Numerical Study of Convective Heat Transfer Performance, Entropy Generation and Energy Efficiency of Al and Al2O3 Nanofluids in Minichannel

Abstract

Due to their enhanced thermophysical properties, nanofluids are considered a promising cooling solution in many applications including energy systems and electronics. The convective heat transfer (CHT) characteristics and entropy generation of ethylene glycol (EG)/water-based Al and Al2O3 nanofluids are numerically investigated for five nanoparticles concentrations (from 1.0 to 3.0 vol.%) and Reynolds number ranges between 400 and 2000 (laminar flow) under constant heat flux conditions in a minichannel. CFD tools are used to develop the numerical approach which is validated using experimental data of the base fluid.

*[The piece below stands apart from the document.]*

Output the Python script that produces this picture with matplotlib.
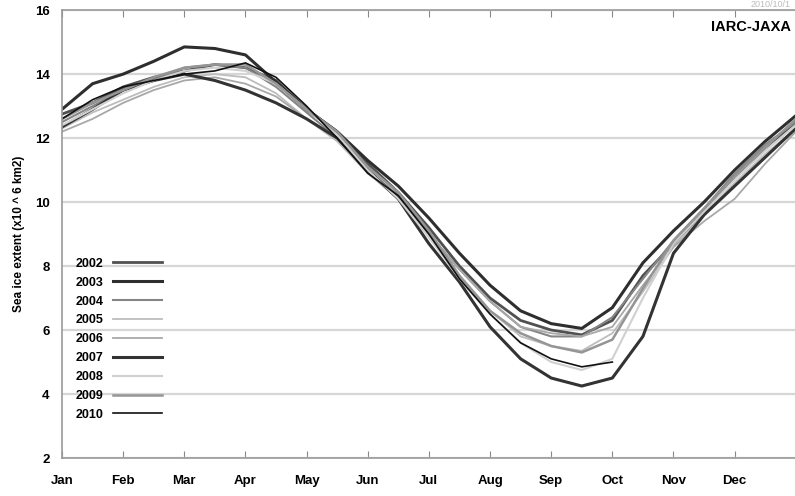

The results show good enhancement in CHT for both nanofluids in comparison with the base fluid and the CHT rises with increasing nanoparticles concentration and reaches the maximum enhancements of 20.3% for Al nanoparticles and 25.1% for Al2O3 nanoparticles at 3.0 vol.% concentration. The pressure drop also increases with increasing nanoparticles concentration and Re for both nanofluids, while friction factor is increased with increasing concentration of nanoparticles and reduced with the increase of Reynolds number. The results of entropy generation showed a decrease with increasing the nanoparticles’ concentration with lower values for Al nanofluids than Al2O3 nanofluids. In another hand, the energy efficiency evaluation of the nanofluids performance flow through the heat transfer system shows that there is no considerable change in the used energy of the overall system with nanofluids due to the increase in the pumping power.